# And then a hero came along...



## Jakey (10/4/15)

So just a quickie, was robbed earlier, was forced to open the boot and my laptop bag along with my vape gear. Istick, sigelei, all my tanks, all my drippers and a shitload of juices...... Poof...disappeared before my eye's.

Told the guys about it and before I knew what an absolute lad was standing before me handing me a box with a mod and juices. He insisted that its the new beginning of my collection and refused any form of repayment.

Amazing community this, thanks you so much!

@Philip Dunkley I salute you bro. May you receive more than that you have given, 10 x over.

Still cannot believe the speed at which he came to my rescue. Thank you!

Reactions: Like 10 | Winner 11


----------



## VapeSnow (10/4/15)

@Philip Dunkley you are a real gentleman. You have a amazing heart  up for you. 


Sent from my iPhone using Tapatalk

Reactions: Like 4 | Agree 3


----------



## Alex (10/4/15)

Man,.. this community is fantastic, so sorry to hear about the incident @Jakey, @Philip Dunkley you are a saint. 

PS, I hope you ok @Jakey? My mom in law went through a similar thing last week. Shout if you need any help.

Reactions: Like 3 | Agree 1 | Thanks 1


----------



## Philip Dunkley (10/4/15)

Thanks Guys, Could never see a man down

Reactions: Like 8 | Winner 4


----------



## Rotten_Bunny (10/4/15)

Wow, just wow.

@Jakey my bru, glad you were not hurt. @Philip Dunkley you are awesome man 



Rotten Bunny

Vape The Planet !

Reactions: Like 3 | Agree 1


----------



## Silver (10/4/15)

@Jakey - sorry for your loss - at least you are okay
You are with Vape Team SA - so you will bounce back!
@Philip Dunkley - thanks for doing what you did - you not only deserve a big hug from all of us - but you set a damn fine example for all those around you !

Reactions: Like 2 | Agree 4


----------



## free3dom (10/4/15)

Super job @Philip Dunkley - you're a legend 

So glad you came out (mostly) unscathed @Jakey - enjoy the fresh start

Reactions: Like 3 | Agree 2


----------



## Jakey (10/4/15)

Hey guys yeh im okay, was so quick, didnt have time to even be scared.
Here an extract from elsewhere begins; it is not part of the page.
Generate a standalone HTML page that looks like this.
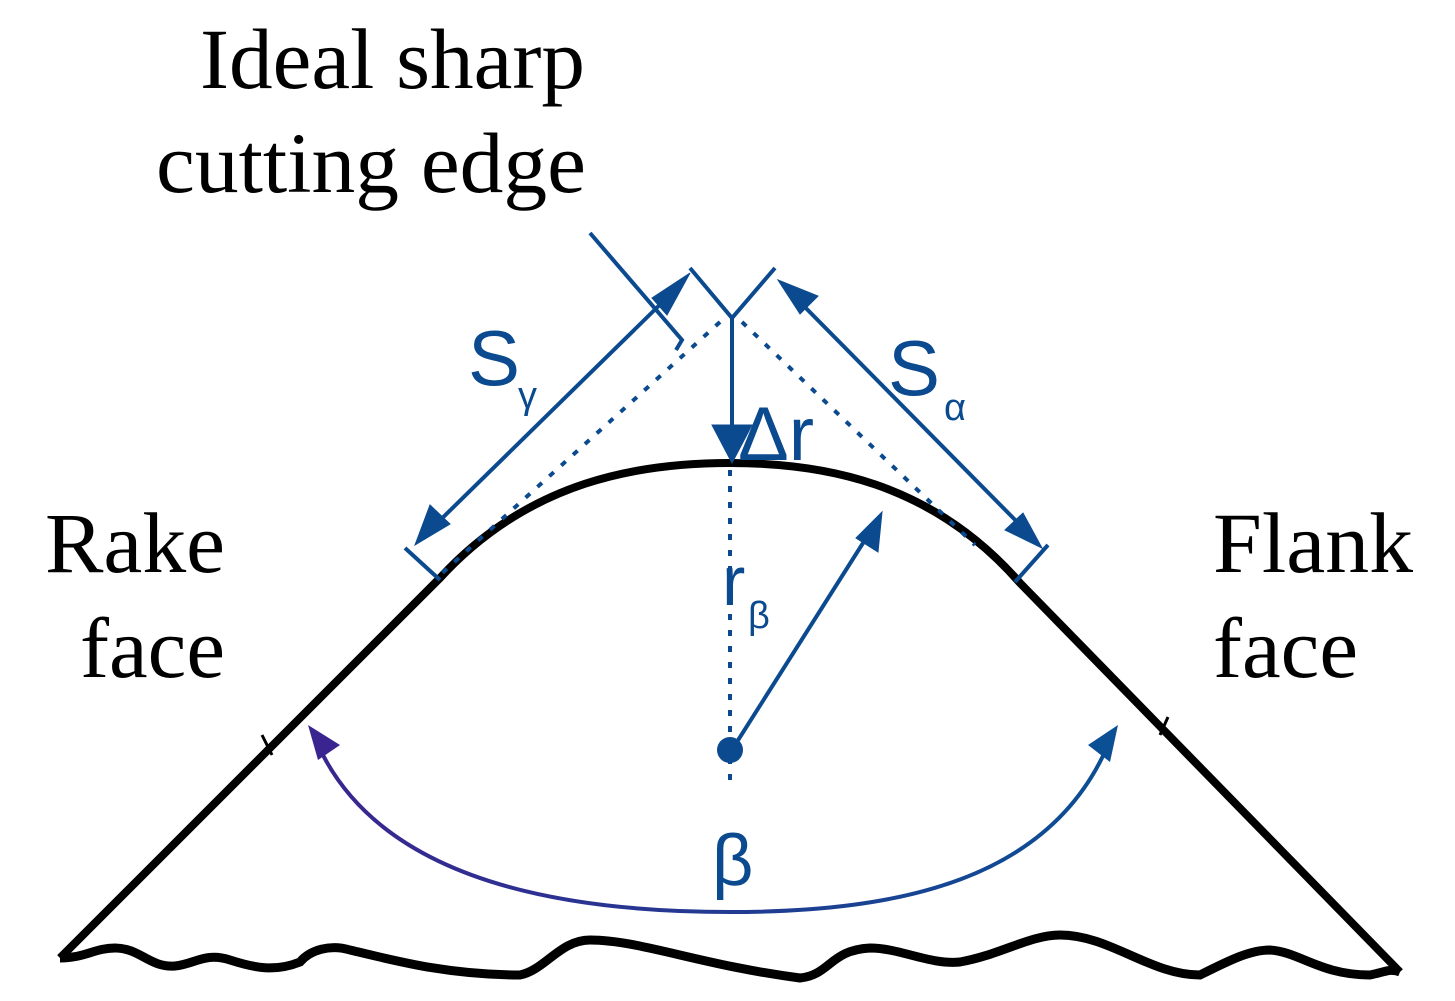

I was one of the fortunate few in this country to not be hurt. You work hard and try to get things in life by earning it and it gets snatched away in seconds. But this is replaceable, ive lost family members the same way, so im not complaining this time 

Sucks that 'whats mine is mine' means nothing to some. But on the flip side you get gents like Mr Dunkley who live by 'whats mine is yours'

Reactions: Like 4 | Winner 1


----------



## RezaD (10/4/15)

Crikey! Glad you OK @Jakey . You made the right decision to comply and @Philip Dunkley came to the rescue. Win win in my books. Thanks Philip.

Reactions: Like 1


----------



## Rudi (10/4/15)

@Jakey sorry to hear bout the incedent! hope the thief vents a battery in his face
@Philip Dunkley what a saint you are! 

Damn im loving this vape family more and more every day!!!

Reactions: Like 2 | Agree 2


----------



## annemarievdh (11/4/15)

Sorry to hear that you had to go through something like that @Jakey. Glad you are unharmed and okay. 

@Philip Dunkley, thank you. Thats all I can say, thank you. 


Send while vaping on the Reo mini Thor


----------



## delasuerte (11/4/15)

@Jakey rather just the stuff then your life or your health, too many violent crimes nowadays

@Philip Dunkley major major respect bro, i think i speak for everyone when i say your actions make us proud to be a part of the community.

Reactions: Agree 2


----------



## shabbar (11/4/15)

sorry for your losses @Jakey .

big ups to @Philip Dunkley , makes me proud to be part of this communiy

Reactions: Like 1


----------